Travis Bradberry’s article in Entrepreneur Magazine was a great reminder of the importance of the beliefs we hold about our clients. In “8 UNREALISTIC EXPECTATIONS THAT CAN HARM YOU“, Bradberry alludes to the great quote from Henry Ford which goes something like, “Whether you think you can or you can’t, you’re right.”
“Your expectations, more than anything else in life, determine your reality. When it comes to achieving your goals, if you don’t believe you’ll succeed, you won’t,” says Bradberry, “Indeed, we get the most out of other people when we believe in them. Research shows that this happens because when we believe in someone we: treat them better than people we think will fail; give them more opportunities to succeed than we give those we think will fail; give them more accurate, helpful feedback than we give others; and, we do more teaching because we believe it’s time well spent.”
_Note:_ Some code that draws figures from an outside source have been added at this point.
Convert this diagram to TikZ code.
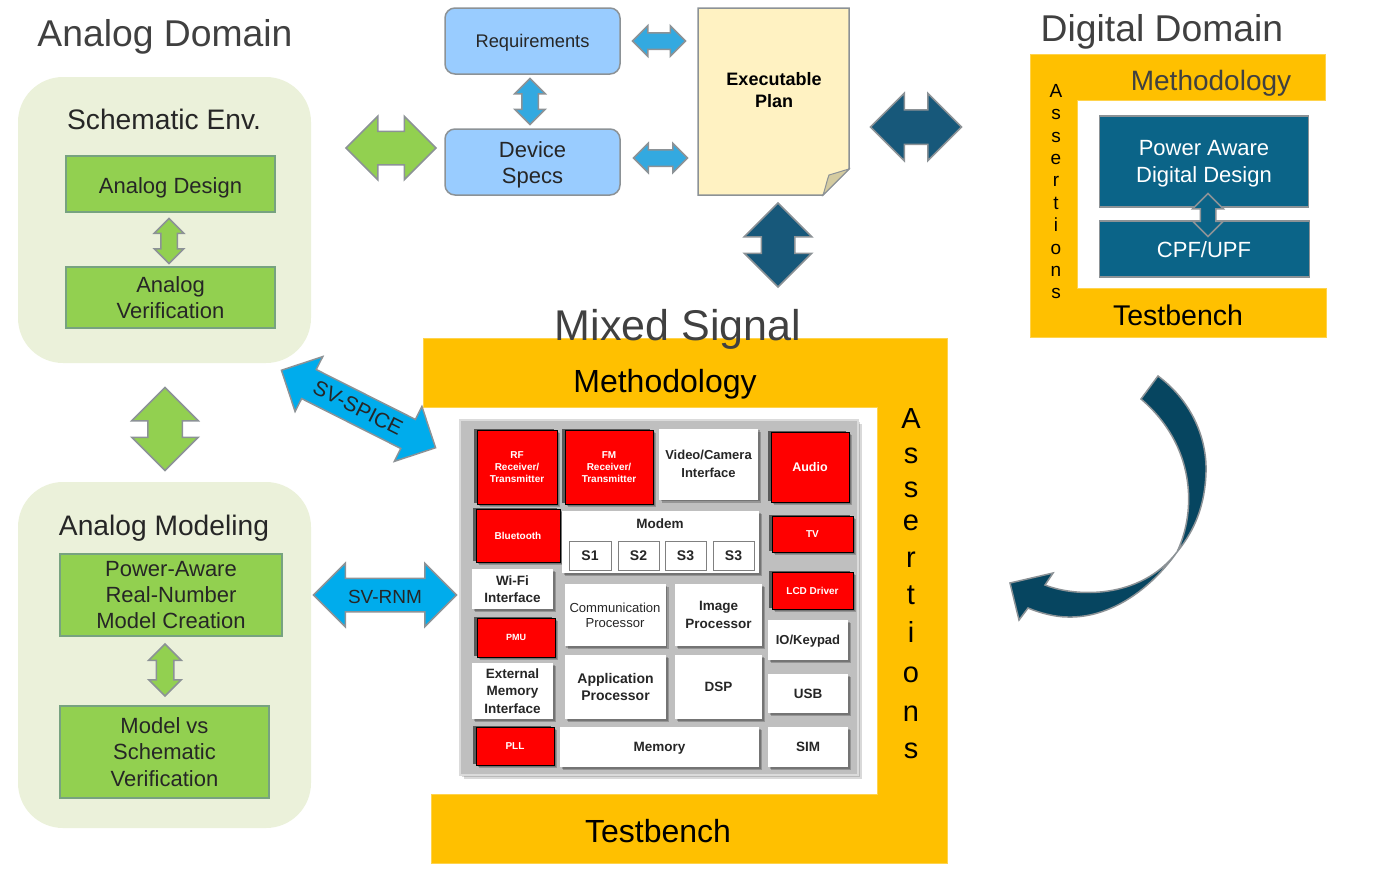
\documentclass[tikz,border=0pt]{standalone}
\usepackage{fontspec}
\setmainfont{Liberation Sans}
\usetikzlibrary{shapes.arrows,shadows}
\definecolor{panelgreen}{HTML}{EBF1DA}
\definecolor{boxgreen}{HTML}{92D050}
\definecolor{boxblue}{HTML}{99CCFF}
\definecolor{boxteal}{HTML}{0B6488}
\definecolor{bandyellow}{HTML}{FFC000}
\definecolor{plancream}{HTML}{FFF2C2}
\definecolor{planfold}{HTML}{D4CBA0}
\definecolor{arrowsky}{HTML}{00ACEC}
\definecolor{arrowblue}{HTML}{33A9E0}
\definecolor{arrowdark}{HTML}{17587A}
\definecolor{arrowdeep}{HTML}{064560}
\definecolor{edgegrey}{HTML}{8C9296}
\definecolor{titlegrey}{HTML}{404040}
\newcommand{\fs}[2]{\fontsize{#1}{#2}\selectfont}
\tikzset{
  plainbox/.style={inner sep=0pt,outer sep=0pt,align=center},
  sized/.style 2 args={minimum width=#1,minimum height=#2},
  downtxt/.style={execute at begin node={\rule{0pt}{#1}}},
  lowtxt/.style={text height=1.1em,text depth=.2em},
  txtlbl/.style={plainbox,text=black!85},
  headtxt/.style={plainbox,text=titlegrey,font=\fs{37.3}{42}},
  letter/.style={plainbox,anchor=base},
  panel/.style={plainbox,fill=panelgreen,rounded corners=45pt},
  greenbox/.style={plainbox,draw=edgegrey!85!green,line width=1.5pt,fill=boxgreen,text=black!85,font=\fs{22}{26.3}},
  bluebox/.style={plainbox,draw=edgegrey,line width=1.5pt,fill=boxblue,rounded corners=10pt,text=black!85},
  tealbox/.style={plainbox,draw=edgegrey,line width=1.5pt,fill=boxteal,text=white},
  band/.style={fill=bandyellow,draw=bandyellow!70!white,line width=1pt},
  softshadow/.style={general shadow={fill=black,opacity=.22,shadow xshift=1.5pt,shadow yshift=-1.5pt},
    general shadow={fill=black,opacity=.22,shadow xshift=3pt,shadow yshift=-3pt}},
  redblk/.style={plainbox,fill=red,draw=black,line width=1pt,text=white,font=\bfseries\fs{10}{12},
    softshadow,general shadow={fill=black!65,shadow xshift=-3.5pt,shadow yshift=1pt}},
  whiteblk/.style={plainbox,fill=white,text=black!85,font=\bfseries\fs{13.5}{17.5},softshadow},
  slice/.style={plainbox,fill=white,draw=black!50,line width=1pt,text=black!85,font=\bfseries\fs{14}{17}},
  dblarrow/.style n args={3}{shape=double arrow,outer sep=0pt,inner xsep=0pt,inner ysep=0.5*#3,
    minimum height=#1-1,double arrow head extend=0.5*#2-0.5*#3-1,draw=edgegrey,line width=1.5pt},
}
\begin{document}
\begin{tikzpicture}[x=1pt,y=-1pt]
  \useasboundingbox (0,0) rectangle (1375,876);

  %% analog side
  \node[headtxt] (analogtitle) at (165,36.5) {Analog Domain};
  \node[panel,sized={293}{286}] (schematic) at (164.5,220) {};
  \node[panel,sized={293}{346}] (modeling) at (164.5,655) {};
  \node[txtlbl,font=\fs{28.2}{32}] (schematictxt) at (164,119.5) {Schematic Env.};
  \node[greenbox,sized={209}{56},downtxt=23pt] (design) at (170.5,184) {Analog Design};
  \node[greenbox,sized={209}{61},downtxt=20pt] (verif) at (170.5,297.5) {Analog\\Verification};
  \node[dblarrow={46}{30}{15},fill=boxgreen,rotate=90] (designarrow) at (169,241) {};
  \node[dblarrow={84}{67}{33},fill=boxgreen,rotate=90] (modelarrow) at (165,429) {};
  \node[txtlbl,font=\fs{28.2}{32}] (modelingtxt) at (164,528) {Analog Modeling};
  \node[greenbox,sized={222}{82},downtxt=19pt] (rnmbox) at (171,595) {Power-Aware\\Real-Number\\Model Creation};
  \node[greenbox,sized={209}{92},downtxt=18pt] (vsbox) at (164.5,752) {Model vs\\Schematic\\Verification};
  \node[dblarrow={53}{33}{16},fill=boxgreen,rotate=90] (rnmarrow) at (165,670) {};

  %% plan
  \node[dblarrow={91}{64}{32},fill=boxgreen] (planarrow) at (391,148) {};
  \node[bluebox,sized={175}{66},font=\fs{18.3}{22},downtxt=17pt] (reqs) at (532.5,41) {Requirements};
  \node[bluebox,sized={175}{66}] (specs) at (532.5,162) {};
  \node[txtlbl,font=\fs{22}{26}] (specstxt) at (532.5,165) {Device\\Specs};
  \node[dblarrow={47}{31}{15},fill=arrowblue,rotate=90] (reqsarrow) at (530,101.5) {};
  \node[dblarrow={54}{31}{15},fill=arrowblue] (reqsplan) at (659,41) {};
  \node[dblarrow={55}{30}{15},fill=arrowblue] (specsplan) at (660.5,158) {};
  \draw[fill=plancream,draw=edgegrey,line width=1.5pt] (698,8) -- (849,8) -- (849,169) -- (823,195) -- (698,195) -- cycle;
  \draw[fill=planfold,draw=edgegrey,line width=1pt] (823,195) .. controls (826,186) and (827,180) .. (829,175) .. controls (836,173) and (842,171) .. (849,169) -- cycle;
  \node[txtlbl,text=black,font=\bfseries\fs{18}{22}] (plan) at (774,90) {Executable\\Plan};
  \node[dblarrow={92}{68}{33},fill=arrowdark] (digitalarrow) at (916,127) {};
  \node[dblarrow={85}{68}{32},fill=arrowdark,rotate=90] (mixedarrow) at (778,245) {};

  %% digital side
  \node[headtxt] (digitaltitle) at (1162,31.5) {Digital Domain};
  \draw[band] (1030,54) -- (1325,54) -- (1325,100) -- (1077,100) -- (1077,288) -- (1326,288) -- (1326,337) -- (1030,337) -- cycle;
  \node[txtlbl,text=titlegrey,font=\fs{28}{32}] (digitalmeth) at (1211,83.5) {Methodology};
  \node[txtlbl,text=black,font=\fs{28.5}{32}] (digitalbench) at (1178,315) {Testbench};
  \foreach \ch/\yy [count=\i] in {A/97,s/119,s/142,e/164,r/186,t/209,i/231,o/254,n/276,s/298}
    \node[letter,font=\fs{19}{22}] (dl\i) at (1056,\yy) {\ch};
  \node[tealbox,sized={209}{91},anchor=north west] (padesign) at (1099.5,116) {};
  \node[plainbox,text=white,font=\fs{22}{27}] (padesigntxt) at (1204,164) {Power Aware\\Digital Design};
  \node[tealbox,sized={210}{56},anchor=north west] (cpf) at (1099.5,221) {};
  \node[plainbox,text=white,font=\fs{22}{26}] (cpftxt) at (1204,249.5) {CPF/UPF};
  \node[dblarrow={44}{31}{14},fill=boxteal,rotate=90] (cpfarrow) at (1208,215) {};

  %% back to mixed
  \draw[fill=arrowdeep,draw=edgegrey,line width=1.5pt] (1158,376) .. controls (1193,402) and (1207,440) .. (1206,472)
    .. controls (1205,505) and (1195,530) .. (1177,552)
    .. controls (1150,590) and (1110,618) .. (1068,617)
    .. controls (1055,617) and (1040,613) .. (1028,608)
    -- (1019,620) -- (1010,583) -- (1053,573) -- (1045,585)
    .. controls (1075,597) and (1140,600) .. (1177,552)
    .. controls (1197,510) and (1195,445) .. (1141,399) -- cycle;

  %% mixed signal frame
  \draw[band] (423,338) -- (947,338) -- (947,863) -- (431,863) -- (431,794) -- (877,794) -- (877,407) -- (423,407) -- cycle;
  \node[headtxt,font=\fs{43}{50}] (mixedtitle) at (678,329) {Mixed Signal};
  \node[txtlbl,text=black,font=\fs{32}{36}] (mixedmeth) at (665,384) {Methodology};
  \node[txtlbl,text=black,font=\fs{32}{36}] (mixedbench) at (658,831) {Testbench};
  \foreach \ch/\yy [count=\i] in {A/428,s/463,s/497,e/530,r/567,t/604,i/642,o/682,n/721,s/758}
    \node[letter,font=\fs{29}{32}] (ml\i) at (911,\yy) {\ch};

  %% links
  \node[dblarrow={173.5}{62}{31},fill=arrowsky,rotate=-26.7] (spicearrow) at (358.5,409) {};
  \node[plainbox,rotate=-26.7,text=black!85,font=\fs{21}{25}] (spicetxt) at (358,408) {SV-SPICE};
  \node[dblarrow={144}{64}{32},fill=arrowsky] (rnmlink) at (385,595) {};
  \node[plainbox,text=black!85,font=\fs{19}{23}] (rnmtxt) at (385,597) {SV-RNM};

  %% chip
  \node[plainbox,sized={398}{355},fill=black!25,draw=black!14,line width=1.5pt,
    general shadow={fill=black,opacity=.15,shadow xshift=2pt,shadow yshift=-2pt},
    general shadow={fill=black,opacity=.15,shadow xshift=4pt,shadow yshift=-4pt}] (chip) at (659,597.5) {};
  \node[redblk,sized={80}{74}] (rf) at (517,467) {RF\\Receiver/\\Transmitter};
  \node[redblk,sized={88}{74}] (fm) at (609,467) {FM\\Receiver/\\Transmitter};
  \node[whiteblk,sized={99}{71},font=\bfseries\fs{13}{18}] (video) at (708.5,464) {Video/Camera\\Interface};
  \node[redblk,sized={78}{70},font=\bfseries\fs{12.5}{15}] (audio) at (810,467) {Audio};
  \node[redblk,sized={84}{53}] (bluetooth) at (518,535.5) {Bluetooth};
  \node[whiteblk,sized={197}{62}] (modem) at (660.5,542) {};
  \node[plainbox,text=black!85,font=\bfseries\fs{13.5}{16}] (modemtxt) at (660,524) {Modem};
  \foreach \nm/\cx/\bw/\lbl in {sa/590/42/S1,sb/638.5/41/S2,sc/685.5/41/S3,sd/733.5/41/S3}
    \node[slice,sized={\bw}{29}] (\nm) at (\cx,555.5) {\lbl};
  \node[redblk,sized={81}{36}] (tv) at (812.5,534) {TV};
  \node[redblk,sized={81}{37}] (lcd) at (812.5,590.5) {LCD Driver};
  \node[whiteblk,sized={81}{40}] (wifi) at (512.5,589) {Wi-Fi\\Interface};
  \node[whiteblk,sized={101}{62},font=\fs{13.1}{15}] (comm) at (615,615) {Communication\\Processor};
  \node[whiteblk,sized={87}{62}] (image) at (718.5,615) {Image\\Processor};
  \node[whiteblk,sized={80}{40},font=\bfseries\fs{13}{17},lowtxt] (keypad) at (808,640) {IO/Keypad};
  \node[redblk,sized={78}{39},font=\bfseries\fs{9}{11}] (pmu) at (516,637.5) {PMU};
  \node[whiteblk,sized={81}{56}] (extmem) at (512.5,691) {External\\Memory\\Interface};
  \node[whiteblk,sized={101}{64},font=\bfseries\fs{14}{17}] (app) at (615.5,687) {Application\\Processor};
  \node[whiteblk,sized={87}{64}] (dsp) at (718.5,687) {DSP};
  \node[whiteblk,sized={80}{39}] (usb) at (808,693.5) {USB};
  \node[redblk,sized={78}{38}] (pll) at (515,746) {PLL};
  \node[whiteblk,sized={199}{40},lowtxt] (memory) at (659.5,747) {Memory};
  \node[whiteblk,sized={80}{40},lowtxt] (sim) at (808,747) {SIM};
\end{tikzpicture}
\end{document}
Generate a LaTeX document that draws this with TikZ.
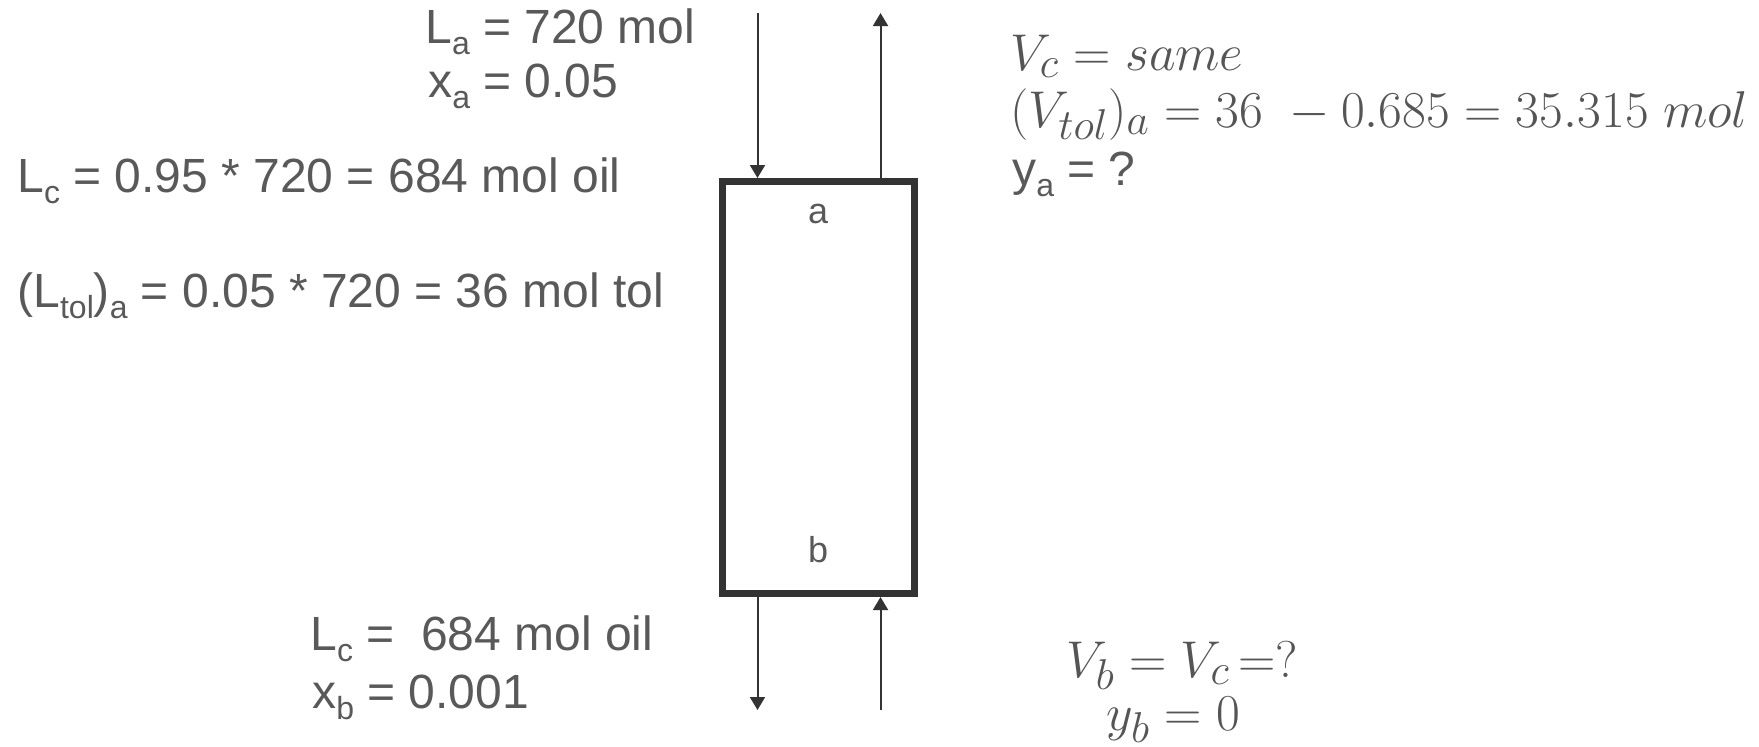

This phenomenon is similar to the “Pygmalion Effect;” a persistently held belief in another person such that the belief becomes a reality. In other words, what we see is what we get. And so, with our clients, we must be aware of our expectations and labels. When we have labeled a client as stubborn, unfocused, non-compliant and so on, our coaching behaviors follow suite. As we unconsciously begin to treat that client as stubborn, lazy, and non-compliant, the client is more likely to reciprocate with that behavior.
Changing our expectations and negative labels allows us to see the client in a new light. Look at the positive side of a stubborn, for example. A “stubborn” client could instead be appreciated for their willingness to persist in the face of difficulties. A “unfocused” client could be appreciated for their energy and zest. Persistence, energy and zest are, in fact, traits that are often highly admired.
As your vocabulary changes, so does your perspective. You begin to focus on strengths and potential, and through your own signals, send the message to your client that you believe in their potential, holding them in positive regard.
Coaching inquiries: What words do you use to describe your client, out loud or in your head? How are these assets for them?